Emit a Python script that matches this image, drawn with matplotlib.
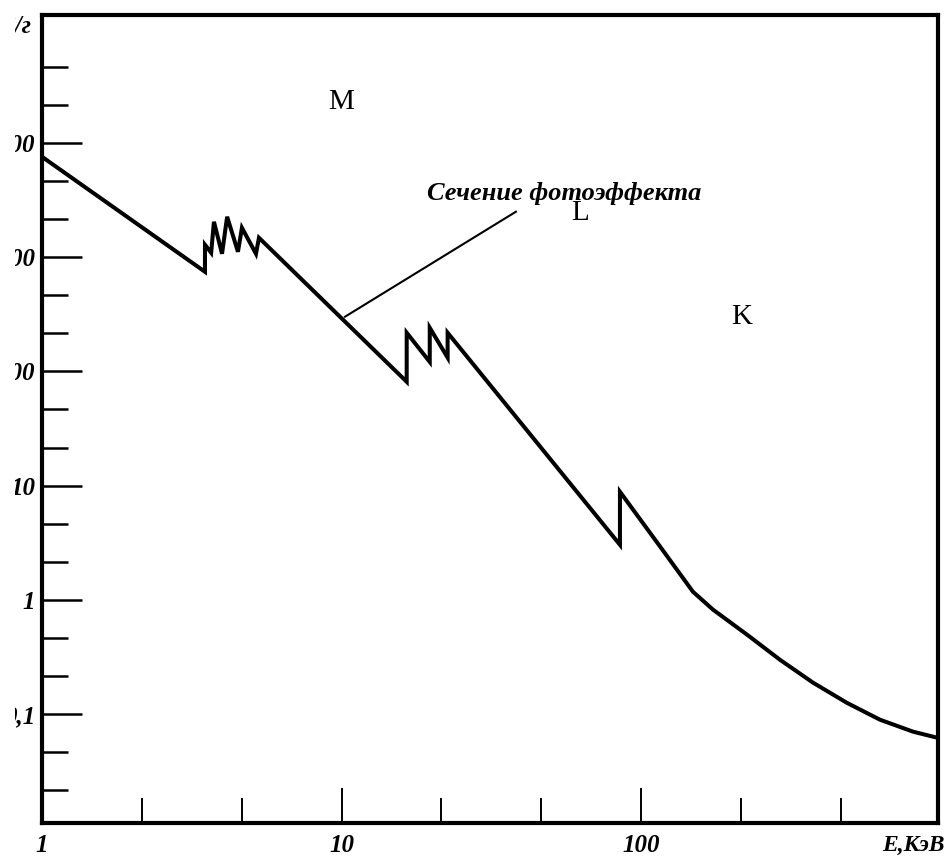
# -*- coding: utf-8 -*-
import numpy as np
import matplotlib.pyplot as plt
from matplotlib.ticker import FixedLocator, FixedFormatter, NullFormatter
from matplotlib.transforms import Bbox

# photoeffect cross-section (E in keV, sigma in cm^2/g)
energy = [1.0, 3.50, 3.50, 3.67, 3.75, 3.99, 4.15, 4.51, 4.65, 5.18, 5.30,
          16.5, 16.5, 19.7, 19.7, 22.6, 22.6, 85.0, 85.0, 116, 149, 174,
          226, 291, 375, 487, 628, 809, 973]
sigma = [7570, 745, 1284, 1093, 2042, 1071, 2259, 1115, 1808, 1071, 1479,
         81.1, 218, 121, 241, 132, 218, 3.03, 8.83, 2.9, 1.175, 0.818,
         0.494, 0.298, 0.188, 0.125, 0.089, 0.070, 0.062]

# absorption edge labels
shell_names = ['M', 'L', 'K']
shell_energy = [10.0, 62.6, 217]
shell_sigma = [22900, 2450, 301]

# leader line for the caption
leader_energy = [10.27, 38.2]
leader_sigma = [301, 2500]

x_major = [1, 10, 100]
x_labels = ['1', '10', '100']
y_major = [0.1, 1, 10, 100, 1000, 10000]
y_labels = ['0,1', '1', '10', '100', '1000', '10000']

W, H = 946, 856
fig = plt.figure(figsize=(W / 100, H / 100), dpi=100)
ax = fig.add_axes([42 / W, (H - 823) / H, (938 - 42) / W, (823 - 15) / H])

ax.plot(energy, sigma, color='black', lw=2.9, solid_joinstyle='miter',
        solid_capstyle='butt')
ax.plot(leader_energy, leader_sigma, color='black', lw=1.5)

ax.set_xscale('log')
ax.set_yscale('log')
ax.set_xlim(1, 980)
ax.set_ylim(0.0111, 1.32e5)

# ticks every third of a decade, pointing inwards
x_minor = [10 ** (k / 3) for k in range(1, 9) if k % 3]
y_minor = [10 ** (k / 3) for k in range(-5, 17) if k % 3]

ax.xaxis.set_major_locator(FixedLocator(x_major))
ax.xaxis.set_major_formatter(FixedFormatter(x_labels))
ax.xaxis.set_minor_locator(FixedLocator(x_minor))
ax.xaxis.set_minor_formatter(NullFormatter())
ax.yaxis.set_major_locator(FixedLocator(y_major))
ax.yaxis.set_major_formatter(FixedFormatter(y_labels))
ax.yaxis.set_minor_locator(FixedLocator(y_minor))
ax.yaxis.set_minor_formatter(NullFormatter())

ax.tick_params(axis='x', which='major', direction='in', length=25, width=1.4, pad=8)
ax.tick_params(axis='x', which='minor', direction='in', length=18, width=1.4)
ax.tick_params(axis='y', which='major', direction='in', length=29, width=1.8, pad=5)
ax.tick_params(axis='y', which='minor', direction='in', length=19, width=1.8)

tick_font = dict(family='Liberation Serif', weight='bold', style='italic', size=18)
for lab in ax.get_xticklabels() + ax.get_yticklabels():
    lab.set_fontproperties(tick_font)

# the scan is cut about 15 px from the left edge, so the y labels are cropped
crop = Bbox.from_extents(15, 0, W, H)
for tick in ax.yaxis.get_major_ticks():
    tick.label1.set_clip_box(crop)
    tick.label1.set_clip_on(True)

for side in ax.spines.values():
    side.set_linewidth(3.0)

for name, e, s in zip(shell_names, shell_energy, shell_sigma):
    ax.text(e, s, name, ha='center', va='center', family='Liberation Serif', size=21)

ax.text(19.3, 3180, 'Сечение фотоэффекта', ha='left', va='baseline',
        family='Liberation Serif', weight='bold', style='italic', size=19)

# axis captions
fig.text(945 / W, 1 - 835 / H, 'E,КэВ', ha='right', va='top',
         family='Liberation Serif', weight='bold', style='italic', size=17)
ylab = fig.text(31 / W, 1 - 14 / H, 'σ, см²/г', ha='right', va='top',
                family='Liberation Serif', weight='bold', style='italic', size=18)
ylab.set_clip_box(crop)
ylab.set_clip_on(True)

fig.savefig('out.png', dpi=100)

_PROBLEM DESCRIPTION_: Leave out any pictures, please, and quote only the lines from the top of the data through the line that contains "ax = fig.add_axes([42".

_SOLUTION TO THE EXERCISE_:
Emit a Python script that matches this image, drawn with matplotlib.
# -*- coding: utf-8 -*-
import numpy as np
import matplotlib.pyplot as plt
from matplotlib.ticker import FixedLocator, FixedFormatter, NullFormatter
from matplotlib.transforms import Bbox

# photoeffect cross-section (E in keV, sigma in cm^2/g)
energy = [1.0, 3.50, 3.50, 3.67, 3.75, 3.99, 4.15, 4.51, 4.65, 5.18, 5.30,
          16.5, 16.5, 19.7, 19.7, 22.6, 22.6, 85.0, 85.0, 116, 149, 174,
          226, 291, 375, 487, 628, 809, 973]
sigma = [7570, 745, 1284, 1093, 2042, 1071, 2259, 1115, 1808, 1071, 1479,
         81.1, 218, 121, 241, 132, 218, 3.03, 8.83, 2.9, 1.175, 0.818,
         0.494, 0.298, 0.188, 0.125, 0.089, 0.070, 0.062]

# absorption edge labels
shell_names = ['M', 'L', 'K']
shell_energy = [10.0, 62.6, 217]
shell_sigma = [22900, 2450, 301]

# leader line for the caption
leader_energy = [10.27, 38.2]
leader_sigma = [301, 2500]

x_major = [1, 10, 100]
x_labels = ['1', '10', '100']
y_major = [0.1, 1, 10, 100, 1000, 10000]
y_labels = ['0,1', '1', '10', '100', '1000', '10000']

W, H = 946, 856
fig = plt.figure(figsize=(W / 100, H / 100), dpi=100)
ax = fig.add_axes([42 / W, (H - 823) / H, (938 - 42) / W, (823 - 15) / H])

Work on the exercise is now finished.